Вдруг кто-то толкнул меня в плечо, я вздрогнула и лениво повернулась:
— Ну, что еще?
— Тебя требуют к Бершанской, — услышала голос Акимовой. — Ты что, заснула?
— Угу.
Поеживаясь от холода, я вылезла на крыло.
— Че-ечневу-у к командиру полка! — нетерпеливо и, видимо, не в первый раз, прокричал кто-то во тьме.
В большой, с высокими потолками комнате, освещенной тусклой, в полнакала, лампой, уже собралось несколько человек. Помимо командования полка, здесь были Никулина, Смирнова, Попова, Амосова, Себрова, Санфирова и еще несколько летчиц.
Бершанская коротко доложила обстановку, ознакомила нас с задачей. Помолчав немного, добавила:
— Метеоусловия чрезвычайно трудные. Облачность низкая. Спускаться ниже ее и бомбить с такой высоты рискованно — осколками можно повредить свои же самолеты. А если выше лететь — цель не видна будет. Вот мы и решили с вами посоветоваться. Как быть, товарищи офицеры?
Наступила долгая пауза. Все задумались. В самом деле, где выход? Для слепых полетов, и особенно для слепого бомбометания, наши машины не приспособлены. Правда, нам приходилось действовать в тумане, но тогда, даже при отвратительной видимости, ориентиры все же хоть как-то просматривались, и это давало возможность вывести машину на цель. А как это сделать сейчас?
Мы молча выжидательно поглядывали друг на друга.
— Ну что, ветераны, или иссяк порох в пороховницах? — пошутила Рачкевич. — Неужели не сумеем выполнить приказ?
Ответом на это был сдержанный ропот недовольства.
— Тогда ищите выход. Вы же командиры, опыт у каждой солидный, воюете не первый год, возможности свои и машин знаете. Предлагайте, а там обсудим, взвесим, глядишь, и отыщем нужное решение.
— Да чего его искать-то? — произнес кто-то. — Он весь на виду как есть. Надо работать из-под нижней кромки облаков.
— Чтобы погубить самолеты и людей? — резко спросила Бершанская.
— Почему непременно погубить? — разом заговорили все. — Что, мы разве не бомбили с малых высот? А Тамань, а Крым?
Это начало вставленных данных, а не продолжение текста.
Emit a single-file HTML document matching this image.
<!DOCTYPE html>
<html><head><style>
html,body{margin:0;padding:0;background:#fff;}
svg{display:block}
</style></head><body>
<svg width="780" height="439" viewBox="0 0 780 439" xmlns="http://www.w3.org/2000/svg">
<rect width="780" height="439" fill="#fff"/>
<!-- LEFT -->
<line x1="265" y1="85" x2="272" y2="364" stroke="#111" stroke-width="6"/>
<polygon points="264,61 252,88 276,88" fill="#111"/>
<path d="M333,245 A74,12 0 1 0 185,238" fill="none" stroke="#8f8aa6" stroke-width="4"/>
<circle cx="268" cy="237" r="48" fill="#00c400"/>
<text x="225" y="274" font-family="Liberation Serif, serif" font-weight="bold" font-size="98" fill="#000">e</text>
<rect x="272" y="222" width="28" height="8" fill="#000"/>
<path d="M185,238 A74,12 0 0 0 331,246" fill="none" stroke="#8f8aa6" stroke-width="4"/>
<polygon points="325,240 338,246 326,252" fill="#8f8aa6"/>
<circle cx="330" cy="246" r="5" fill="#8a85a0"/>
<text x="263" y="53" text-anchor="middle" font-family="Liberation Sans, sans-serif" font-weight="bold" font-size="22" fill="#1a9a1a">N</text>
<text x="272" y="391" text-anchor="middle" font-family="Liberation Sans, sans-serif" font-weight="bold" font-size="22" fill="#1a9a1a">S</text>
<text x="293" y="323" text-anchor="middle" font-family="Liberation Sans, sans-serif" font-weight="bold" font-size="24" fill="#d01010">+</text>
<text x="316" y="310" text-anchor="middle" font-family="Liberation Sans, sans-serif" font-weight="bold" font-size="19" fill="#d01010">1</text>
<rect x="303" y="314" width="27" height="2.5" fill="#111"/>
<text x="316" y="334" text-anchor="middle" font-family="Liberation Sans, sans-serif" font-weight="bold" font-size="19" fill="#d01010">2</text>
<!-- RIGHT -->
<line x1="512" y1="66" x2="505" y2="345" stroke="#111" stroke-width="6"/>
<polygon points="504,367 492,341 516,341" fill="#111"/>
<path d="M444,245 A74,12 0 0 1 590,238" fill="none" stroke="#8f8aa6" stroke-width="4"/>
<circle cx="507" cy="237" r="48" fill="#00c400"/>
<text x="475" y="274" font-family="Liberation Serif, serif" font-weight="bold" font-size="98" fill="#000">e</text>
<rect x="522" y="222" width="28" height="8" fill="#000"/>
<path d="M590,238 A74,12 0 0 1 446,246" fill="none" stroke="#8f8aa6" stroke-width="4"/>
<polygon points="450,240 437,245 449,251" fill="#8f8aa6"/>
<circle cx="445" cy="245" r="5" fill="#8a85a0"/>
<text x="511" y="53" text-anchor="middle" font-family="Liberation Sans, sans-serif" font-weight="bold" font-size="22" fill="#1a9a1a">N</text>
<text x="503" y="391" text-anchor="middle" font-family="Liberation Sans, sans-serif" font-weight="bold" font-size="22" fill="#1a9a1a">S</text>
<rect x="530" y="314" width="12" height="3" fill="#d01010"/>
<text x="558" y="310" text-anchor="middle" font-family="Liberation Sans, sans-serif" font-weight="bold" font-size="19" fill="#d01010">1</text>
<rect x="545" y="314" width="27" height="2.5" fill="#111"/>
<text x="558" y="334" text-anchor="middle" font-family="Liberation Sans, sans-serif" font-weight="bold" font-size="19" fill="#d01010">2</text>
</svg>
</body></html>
— Там было другое дело, — заметила Ракобольская.
— Почему? Бомбы другие, что ли?
— И бомбы те же самые, и люди, и машины, а вот случаи эти были единичными. Да и высота, насколько мне помнится, была большей, недосягаемой для осколков. Взрывная волна до машин добиралась, а для осколков угол подъема был велик. При высоте же облачности, которая имеется сейчас, осколков не избежать.
Спор разгорелся. В конце концов решили действовать так: к цели подходить под нижней кромкой облаков, затем подниматься в облака и бомбить уже оттуда, ориентируясь по времени.
И вот мы в воздухе. Акимовой немного не по себе. Я чувствую это по ее голосу, когда она обращается ко мне по переговорному аппарату.
— Да не волнуйся ты, — успокаиваю я ее. — Контрольный ориентир у нас надежный, не пропустим. Цель тебе знакома, путь к ней выверен до секунды, так что в расчетах ты ошибиться не должна. Ну а в случае чего, вынырнем из облаков и еще раз осмотримся.
— Хорошо, — согласилась Саша, — только выдерживай скорость. Постараюсь не промахнуться.
— За нашего «старикана» не беспокойся, не подведет. Бабуцкий основательно подлечил его в последний раз.
Минут через пятнадцать внизу тускло заблестела река Нарев, разделявшая советские и фашистские войска. Это и был наш контрольный ориентир. До цели оставалось рукой подать. Я ввела самолет в облака и стала набирать высоту, внимательно следя за приборами. В лицо тотчас пахнуло холодом и сыростью, точно из глубокого погреба.
— Как дела, Саша?
— Приготовься, осталось немногим больше минуты.
Мерно, чуть глуше обычного, рокотал мотор. Незримо ползла навстречу липкая мгла, оседая на лице холодными каплями. Капли медленно скатывались по щекам, попадали за воротник и разбегались по телу ледяными мурашками, заставляя вздрагивать и поеживаться. Я недовольно ворчала, тихонько поругивая непогоду. Акимова, видимо, услышала мое бормотание, спросила:
— Ты чего?
— Да так. Кусаются, черти!
— Кто кусается? — удивилась Саша.
— Не насекомые, конечно. Капли за ворот попадают. Ну а до цели нам еще далеко?